At 10/19/2008 10:36 AM, Anonymous Anonymous said...

What we really need is four more years of our great Republican leader George W. Bush !!!

George W. Bush is of our greatest leaders I say let George W. Bush lead us through the next 8 years.

We don't need Obama making a mess of our economy and putting us in wars we can't win !!!!

 
At 10/19/2008 3:38 PM, Anonymous Anonymous said...

Sure it's a particular villain: The Federal Reserve, jerking around interest rates.

 
At 10/19/2008 8:34 PM, Anonymous Anonymous said...

The cause of the financial crisis is that the government got involved in the mortgage market. And the corrupt politicians who supported it....

 
At 10/19/2008 9:00 PM, Anonymous Anonymous said...

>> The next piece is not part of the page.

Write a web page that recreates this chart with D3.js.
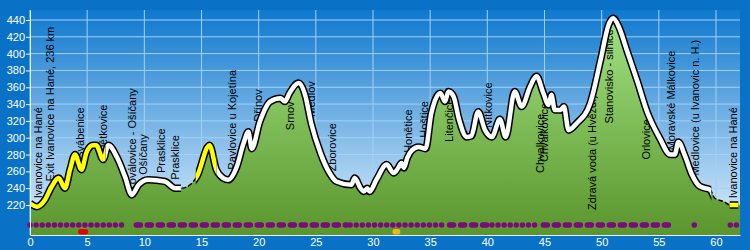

Few understand the U.S. economy in the 2000s was a Black Hole attracting imports and capital, from the world, and then attracting the foreigners themselves who own that capital. This was the result of American free market policies and government policies of export-led economies, which were inferior. There were "too many" assets, e.g. houses and autos, and "too many" goods, e.g. electronics and clothing. Low prices and low interest rates, because of abundant goods and capital, induced U.S. demand. This is viewed as a failure by many, because they ignore that the gains of U.S. consumption growth exceeded the losses of U.S. production growth. The net effect was a steeper rise in U.S. living standards. The U.S. maximized the quantity and quality of output (both domestic and foreign) for its masses, which also facilitated massive upward mobility or real household wealth.